*DATA SECTION:*
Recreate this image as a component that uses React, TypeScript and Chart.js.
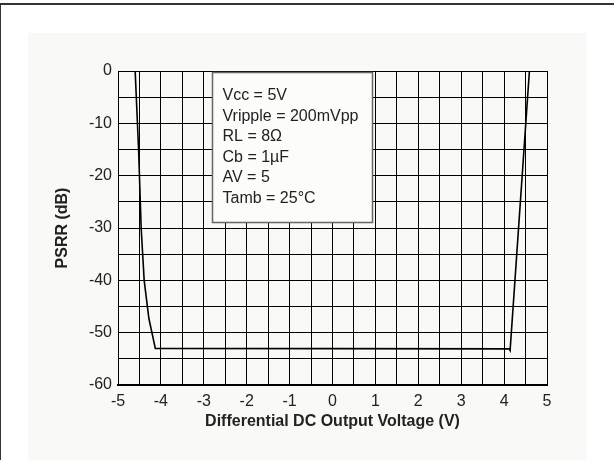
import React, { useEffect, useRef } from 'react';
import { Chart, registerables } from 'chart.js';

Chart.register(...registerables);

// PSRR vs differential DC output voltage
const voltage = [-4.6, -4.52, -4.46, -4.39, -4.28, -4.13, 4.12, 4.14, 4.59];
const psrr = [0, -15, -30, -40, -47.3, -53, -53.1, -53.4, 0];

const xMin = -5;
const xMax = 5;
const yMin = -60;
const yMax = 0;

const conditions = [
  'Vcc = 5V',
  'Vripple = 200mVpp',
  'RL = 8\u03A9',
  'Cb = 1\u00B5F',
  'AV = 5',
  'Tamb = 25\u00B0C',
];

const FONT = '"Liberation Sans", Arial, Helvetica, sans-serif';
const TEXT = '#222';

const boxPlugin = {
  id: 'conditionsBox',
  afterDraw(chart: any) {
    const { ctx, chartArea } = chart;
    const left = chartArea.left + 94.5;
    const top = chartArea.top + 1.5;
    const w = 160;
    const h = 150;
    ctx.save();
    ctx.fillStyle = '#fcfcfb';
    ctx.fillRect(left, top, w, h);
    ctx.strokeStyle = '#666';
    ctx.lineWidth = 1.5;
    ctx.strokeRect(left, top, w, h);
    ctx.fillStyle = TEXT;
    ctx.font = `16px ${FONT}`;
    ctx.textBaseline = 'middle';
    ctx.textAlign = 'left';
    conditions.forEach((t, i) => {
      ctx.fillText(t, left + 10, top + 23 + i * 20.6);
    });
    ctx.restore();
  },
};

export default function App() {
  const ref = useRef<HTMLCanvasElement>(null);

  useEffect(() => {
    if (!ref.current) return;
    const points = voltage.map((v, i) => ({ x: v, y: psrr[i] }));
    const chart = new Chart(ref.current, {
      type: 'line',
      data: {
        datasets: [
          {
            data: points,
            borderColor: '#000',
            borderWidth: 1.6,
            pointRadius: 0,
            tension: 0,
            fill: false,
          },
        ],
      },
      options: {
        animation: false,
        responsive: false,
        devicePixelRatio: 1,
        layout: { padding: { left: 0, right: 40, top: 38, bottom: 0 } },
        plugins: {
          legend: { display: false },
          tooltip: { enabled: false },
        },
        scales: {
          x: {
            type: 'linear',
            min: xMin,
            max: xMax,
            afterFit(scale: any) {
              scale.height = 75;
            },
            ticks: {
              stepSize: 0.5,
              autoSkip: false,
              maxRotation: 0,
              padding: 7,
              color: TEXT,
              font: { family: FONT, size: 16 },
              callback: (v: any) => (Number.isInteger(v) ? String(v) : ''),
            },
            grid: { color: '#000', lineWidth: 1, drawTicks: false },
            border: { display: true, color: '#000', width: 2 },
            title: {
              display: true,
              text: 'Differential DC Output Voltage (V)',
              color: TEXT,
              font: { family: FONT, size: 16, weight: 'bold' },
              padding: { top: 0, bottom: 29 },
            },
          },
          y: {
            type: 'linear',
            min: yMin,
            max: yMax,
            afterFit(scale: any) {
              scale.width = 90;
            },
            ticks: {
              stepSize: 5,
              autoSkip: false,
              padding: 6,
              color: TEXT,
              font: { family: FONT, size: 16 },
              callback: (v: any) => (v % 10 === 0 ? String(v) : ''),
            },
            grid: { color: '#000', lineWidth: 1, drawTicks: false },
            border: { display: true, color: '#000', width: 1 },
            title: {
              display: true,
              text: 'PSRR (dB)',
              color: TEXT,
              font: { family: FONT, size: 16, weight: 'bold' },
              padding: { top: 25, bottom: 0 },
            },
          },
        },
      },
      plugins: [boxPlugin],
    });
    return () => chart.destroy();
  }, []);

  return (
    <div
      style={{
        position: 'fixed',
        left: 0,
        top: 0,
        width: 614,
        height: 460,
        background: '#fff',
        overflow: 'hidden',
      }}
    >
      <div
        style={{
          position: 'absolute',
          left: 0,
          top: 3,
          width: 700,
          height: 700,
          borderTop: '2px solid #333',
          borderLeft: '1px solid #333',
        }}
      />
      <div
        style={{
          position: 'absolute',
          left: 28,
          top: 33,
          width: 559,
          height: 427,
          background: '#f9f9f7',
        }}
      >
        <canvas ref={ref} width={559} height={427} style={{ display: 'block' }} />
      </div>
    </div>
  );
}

*WHAT IS BEING ASKED:* Your task is to reproduce all of the material exactly. The pictures stay out.

*CORRECT ANSWER:*
Recreate this image as a component that uses React, TypeScript and Chart.js.
import React, { useEffect, useRef } from 'react';
import { Chart, registerables } from 'chart.js';

Chart.register(...registerables);

// PSRR vs differential DC output voltage
const voltage = [-4.6, -4.52, -4.46, -4.39, -4.28, -4.13, 4.12, 4.14, 4.59];
const psrr = [0, -15, -30, -40, -47.3, -53, -53.1, -53.4, 0];

const xMin = -5;
const xMax = 5;
const yMin = -60;
const yMax = 0;

const conditions = [
  'Vcc = 5V',
  'Vripple = 200mVpp',
  'RL = 8\u03A9',
  'Cb = 1\u00B5F',
  'AV = 5',
  'Tamb = 25\u00B0C',
];

const FONT = '"Liberation Sans", Arial, Helvetica, sans-serif';
const TEXT = '#222';

const boxPlugin = {
  id: 'conditionsBox',
  afterDraw(chart: any) {
    const { ctx, chartArea } = chart;
    const left = chartArea.left + 94.5;
    const top = chartArea.top + 1.5;
    const w = 160;
    const h = 150;
    ctx.save();
    ctx.fillStyle = '#fcfcfb';
    ctx.fillRect(left, top, w, h);
    ctx.strokeStyle = '#666';
    ctx.lineWidth = 1.5;
    ctx.strokeRect(left, top, w, h);
    ctx.fillStyle = TEXT;
    ctx.font = `16px ${FONT}`;
    ctx.textBaseline = 'middle';
    ctx.textAlign = 'left';
    conditions.forEach((t, i) => {
      ctx.fillText(t, left + 10, top + 23 + i * 20.6);
    });
    ctx.restore();
  },
};

export default function App() {
  const ref = useRef<HTMLCanvasElement>(null);

  useEffect(() => {
    if (!ref.current) return;
    const points = voltage.map((v, i) => ({ x: v, y: psrr[i] }));
    const chart = new Chart(ref.current, {
      type: 'line',
      data: {
        datasets: [
          {
            data: points,
            borderColor: '#000',
            borderWidth: 1.6,
            pointRadius: 0,
            tension: 0,
            fill: false,
          },
        ],
      },
      options: {
        animation: false,
        responsive: false,
        devicePixelRatio: 1,
        layout: { padding: { left: 0, right: 40, top: 38, bottom: 0 } },
        plugins: {
          legend: { display: false },
          tooltip: { enabled: false },
        },
        scales: {
          x: {
            type: 'linear',
            min: xMin,
            max: xMax,
            afterFit(scale: any) {
              scale.height = 75;
            },
            ticks: {
              stepSize: 0.5,
              autoSkip: false,
              maxRotation: 0,
              padding: 7,
              color: TEXT,
              font: { family: FONT, size: 16 },
              callback: (v: any) => (Number.isInteger(v) ? String(v) : ''),
            },
            grid: { color: '#000', lineWidth: 1, drawTicks: false },
            border: { display: true, color: '#000', width: 2 },
            title: {
              display: true,
              text: 'Differential DC Output Voltage (V)',
              color: TEXT,
              font: { family: FONT, size: 16, weight: 'bold' },
              padding: { top: 0, bottom: 29 },
            },
          },
          y: {
            type: 'linear',
            min: yMin,
            max: yMax,
            afterFit(scale: any) {
              scale.width = 90;
            },
            ticks: {
              stepSize: 5,
              autoSkip: false,
              padding: 6,
              color: TEXT,
              font: { family: FONT, size: 16 },
              callback: (v: any) => (v % 10 === 0 ? String(v) : ''),
            },
            grid: { color: '#000', lineWidth: 1, drawTicks: false },
            border: { display: true, color: '#000', width: 1 },
            title: {
              display: true,
              text: 'PSRR (dB)',
              color: TEXT,
              font: { family: FONT, size: 16, weight: 'bold' },
              padding: { top: 25, bottom: 0 },
            },
          },
        },
      },
      plugins: [boxPlugin],
    });
    return () => chart.destroy();
  }, []);

  return (
    <div
      style={{
        position: 'fixed',
        left: 0,
        top: 0,
        width: 614,
        height: 460,
        background: '#fff',
        overflow: 'hidden',
      }}
    >
      <div
        style={{
          position: 'absolute',
          left: 0,
          top: 3,
          width: 700,
          height: 700,
          borderTop: '2px solid #333',
          borderLeft: '1px solid #333',
        }}
      />
      <div
        style={{
          position: 'absolute',
          left: 28,
          top: 33,
          width: 559,
          height: 427,
          background: '#f9f9f7',
        }}
      >
        <canvas ref={ref} width={559} height={427} style={{ display: 'block' }} />
      </div>
    </div>
  );
}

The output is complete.